■ **What the task requires**
Word for word, extract the first line of the records below and each line after it, up to and including the line with "from bokeh.core.properties import value". Pictures are left out.

Records from a dataset:
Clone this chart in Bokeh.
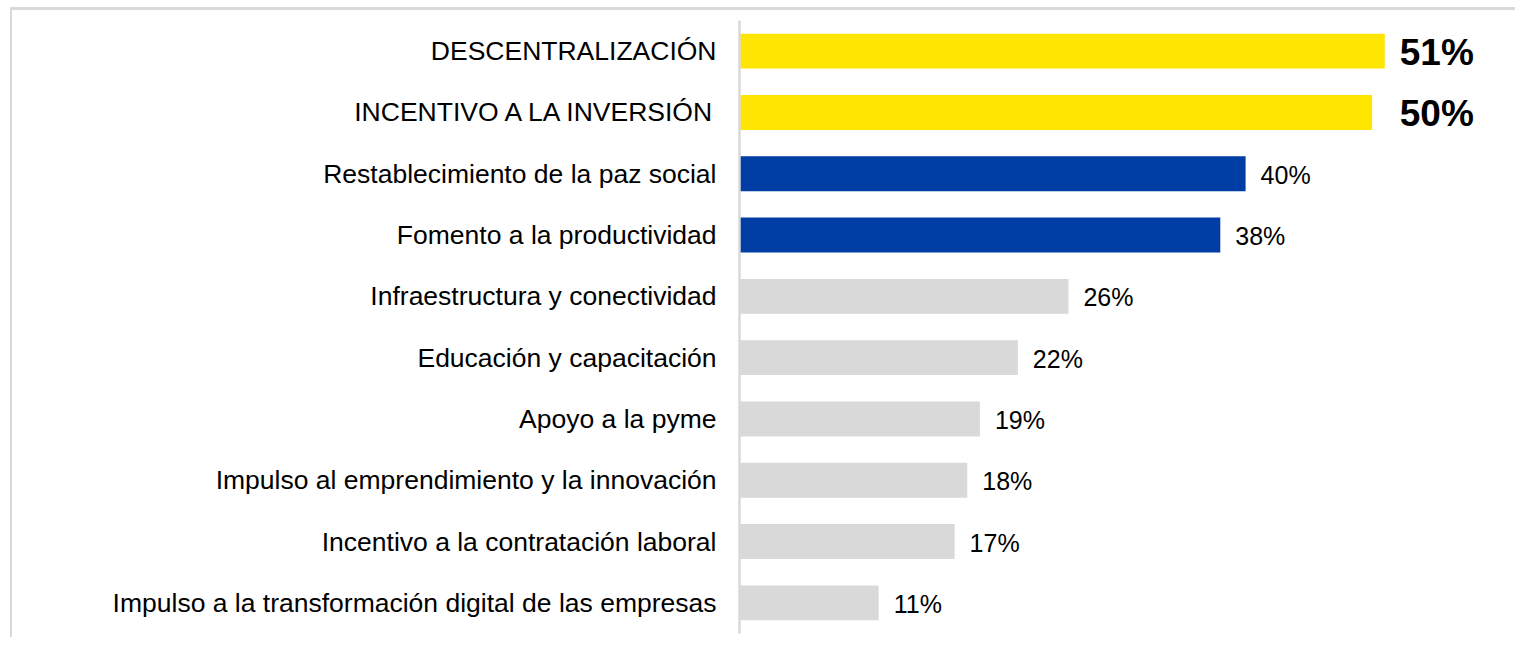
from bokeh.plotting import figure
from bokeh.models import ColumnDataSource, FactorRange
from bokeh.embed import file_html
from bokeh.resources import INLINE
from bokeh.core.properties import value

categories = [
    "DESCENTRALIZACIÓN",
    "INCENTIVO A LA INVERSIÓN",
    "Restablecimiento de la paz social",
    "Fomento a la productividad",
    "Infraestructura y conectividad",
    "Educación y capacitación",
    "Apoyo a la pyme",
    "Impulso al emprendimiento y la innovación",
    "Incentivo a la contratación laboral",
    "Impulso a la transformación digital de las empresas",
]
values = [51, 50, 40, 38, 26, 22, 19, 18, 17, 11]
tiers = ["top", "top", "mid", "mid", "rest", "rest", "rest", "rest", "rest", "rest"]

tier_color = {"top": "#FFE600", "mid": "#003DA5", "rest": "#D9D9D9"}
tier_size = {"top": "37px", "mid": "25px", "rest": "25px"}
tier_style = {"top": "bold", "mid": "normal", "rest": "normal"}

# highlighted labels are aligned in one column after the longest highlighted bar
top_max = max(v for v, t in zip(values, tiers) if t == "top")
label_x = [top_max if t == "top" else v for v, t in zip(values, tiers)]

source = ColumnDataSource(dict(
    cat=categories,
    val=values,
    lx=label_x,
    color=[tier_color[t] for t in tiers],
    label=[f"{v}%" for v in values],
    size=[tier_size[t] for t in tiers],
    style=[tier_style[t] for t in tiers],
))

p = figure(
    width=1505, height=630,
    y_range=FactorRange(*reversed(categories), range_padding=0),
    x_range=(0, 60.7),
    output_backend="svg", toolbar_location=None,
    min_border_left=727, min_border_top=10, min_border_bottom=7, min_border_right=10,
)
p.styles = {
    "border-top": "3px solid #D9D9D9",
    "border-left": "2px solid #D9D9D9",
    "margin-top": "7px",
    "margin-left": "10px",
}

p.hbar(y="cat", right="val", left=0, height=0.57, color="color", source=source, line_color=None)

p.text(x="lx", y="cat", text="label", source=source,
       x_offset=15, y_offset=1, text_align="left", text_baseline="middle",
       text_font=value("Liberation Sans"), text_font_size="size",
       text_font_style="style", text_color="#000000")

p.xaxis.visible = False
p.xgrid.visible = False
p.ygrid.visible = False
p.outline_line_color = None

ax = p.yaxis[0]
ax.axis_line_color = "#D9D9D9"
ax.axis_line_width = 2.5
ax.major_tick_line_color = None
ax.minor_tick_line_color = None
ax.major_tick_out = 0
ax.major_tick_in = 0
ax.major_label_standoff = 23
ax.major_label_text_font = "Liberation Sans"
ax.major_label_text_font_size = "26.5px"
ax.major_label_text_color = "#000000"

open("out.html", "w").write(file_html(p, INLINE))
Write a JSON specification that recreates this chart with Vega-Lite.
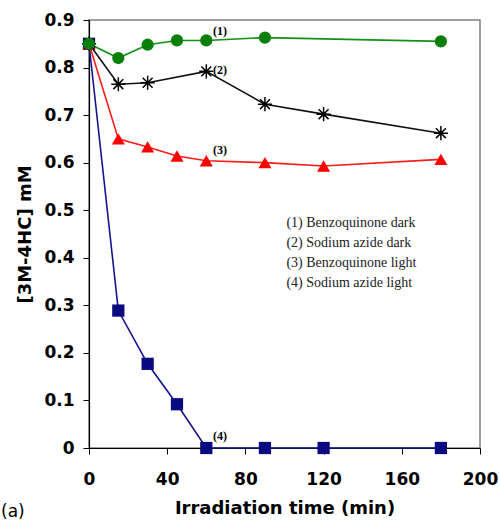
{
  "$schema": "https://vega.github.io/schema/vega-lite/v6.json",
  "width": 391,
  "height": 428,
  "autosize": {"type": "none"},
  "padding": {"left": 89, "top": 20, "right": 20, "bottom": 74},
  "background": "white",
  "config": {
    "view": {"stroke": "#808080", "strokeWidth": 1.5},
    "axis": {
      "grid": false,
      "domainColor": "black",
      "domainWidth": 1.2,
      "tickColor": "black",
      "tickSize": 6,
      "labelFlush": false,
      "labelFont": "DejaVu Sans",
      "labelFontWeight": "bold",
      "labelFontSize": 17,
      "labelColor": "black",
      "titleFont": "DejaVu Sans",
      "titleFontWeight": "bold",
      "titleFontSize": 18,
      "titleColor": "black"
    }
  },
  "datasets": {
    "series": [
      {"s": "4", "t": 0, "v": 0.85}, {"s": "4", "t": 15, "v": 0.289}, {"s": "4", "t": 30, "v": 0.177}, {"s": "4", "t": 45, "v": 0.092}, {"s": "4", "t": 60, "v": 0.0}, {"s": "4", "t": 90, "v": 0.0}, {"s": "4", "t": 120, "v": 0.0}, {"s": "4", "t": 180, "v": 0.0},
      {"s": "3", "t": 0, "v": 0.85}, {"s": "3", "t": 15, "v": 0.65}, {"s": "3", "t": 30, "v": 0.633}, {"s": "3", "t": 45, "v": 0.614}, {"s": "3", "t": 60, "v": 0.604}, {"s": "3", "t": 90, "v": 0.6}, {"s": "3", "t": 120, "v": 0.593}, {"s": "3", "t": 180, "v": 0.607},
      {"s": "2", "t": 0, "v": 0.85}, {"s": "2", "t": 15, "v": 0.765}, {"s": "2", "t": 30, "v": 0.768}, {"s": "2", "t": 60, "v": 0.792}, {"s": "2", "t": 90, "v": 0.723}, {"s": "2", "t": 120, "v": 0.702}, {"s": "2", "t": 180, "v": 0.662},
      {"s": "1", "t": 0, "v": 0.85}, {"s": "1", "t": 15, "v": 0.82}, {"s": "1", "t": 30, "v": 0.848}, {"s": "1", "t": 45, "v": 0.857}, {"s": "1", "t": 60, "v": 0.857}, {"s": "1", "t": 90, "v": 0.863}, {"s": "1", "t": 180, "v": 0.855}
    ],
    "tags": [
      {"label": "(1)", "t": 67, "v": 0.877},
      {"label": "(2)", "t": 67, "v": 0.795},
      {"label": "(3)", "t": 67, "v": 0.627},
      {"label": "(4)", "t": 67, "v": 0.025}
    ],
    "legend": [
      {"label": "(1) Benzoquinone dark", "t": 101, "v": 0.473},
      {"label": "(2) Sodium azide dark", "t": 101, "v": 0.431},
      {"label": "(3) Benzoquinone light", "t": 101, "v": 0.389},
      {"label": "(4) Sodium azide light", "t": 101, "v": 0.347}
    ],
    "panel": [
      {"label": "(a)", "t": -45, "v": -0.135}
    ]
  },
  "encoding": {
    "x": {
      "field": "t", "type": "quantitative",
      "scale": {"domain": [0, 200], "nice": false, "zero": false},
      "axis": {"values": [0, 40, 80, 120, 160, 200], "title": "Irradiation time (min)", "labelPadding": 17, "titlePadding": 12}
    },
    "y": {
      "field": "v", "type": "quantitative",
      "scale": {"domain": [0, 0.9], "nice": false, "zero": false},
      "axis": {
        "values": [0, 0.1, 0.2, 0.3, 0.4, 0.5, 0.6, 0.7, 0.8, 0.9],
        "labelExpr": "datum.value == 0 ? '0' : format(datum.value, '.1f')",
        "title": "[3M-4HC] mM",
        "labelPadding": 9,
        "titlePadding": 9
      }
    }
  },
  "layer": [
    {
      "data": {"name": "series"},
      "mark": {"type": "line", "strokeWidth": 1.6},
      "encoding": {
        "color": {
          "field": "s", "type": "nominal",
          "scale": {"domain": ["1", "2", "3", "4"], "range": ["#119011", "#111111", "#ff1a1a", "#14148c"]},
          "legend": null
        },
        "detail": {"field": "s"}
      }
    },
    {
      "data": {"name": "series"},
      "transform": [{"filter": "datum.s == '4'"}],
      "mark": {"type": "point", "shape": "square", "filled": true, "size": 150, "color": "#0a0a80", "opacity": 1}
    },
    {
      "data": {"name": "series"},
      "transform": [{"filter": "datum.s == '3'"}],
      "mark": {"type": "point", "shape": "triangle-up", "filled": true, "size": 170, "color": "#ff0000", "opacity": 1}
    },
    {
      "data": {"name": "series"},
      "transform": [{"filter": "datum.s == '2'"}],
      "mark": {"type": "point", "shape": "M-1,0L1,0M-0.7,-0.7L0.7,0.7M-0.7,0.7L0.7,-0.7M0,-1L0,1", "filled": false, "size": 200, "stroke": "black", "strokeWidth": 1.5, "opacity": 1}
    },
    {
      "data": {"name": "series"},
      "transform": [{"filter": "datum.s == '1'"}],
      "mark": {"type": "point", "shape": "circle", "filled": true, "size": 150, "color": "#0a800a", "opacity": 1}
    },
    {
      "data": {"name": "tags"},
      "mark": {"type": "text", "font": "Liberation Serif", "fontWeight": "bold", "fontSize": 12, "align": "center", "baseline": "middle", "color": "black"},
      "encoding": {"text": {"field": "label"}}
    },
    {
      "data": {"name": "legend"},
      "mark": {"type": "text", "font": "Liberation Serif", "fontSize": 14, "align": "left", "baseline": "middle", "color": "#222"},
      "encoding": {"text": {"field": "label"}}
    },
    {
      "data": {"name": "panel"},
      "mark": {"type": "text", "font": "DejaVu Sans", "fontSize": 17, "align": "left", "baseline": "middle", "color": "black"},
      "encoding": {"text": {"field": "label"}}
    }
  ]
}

■ **Answer for the task**
Clone this chart in Bokeh.
from bokeh.plotting import figure
from bokeh.models import ColumnDataSource, FactorRange
from bokeh.embed import file_html
from bokeh.resources import INLINE
from bokeh.core.properties import value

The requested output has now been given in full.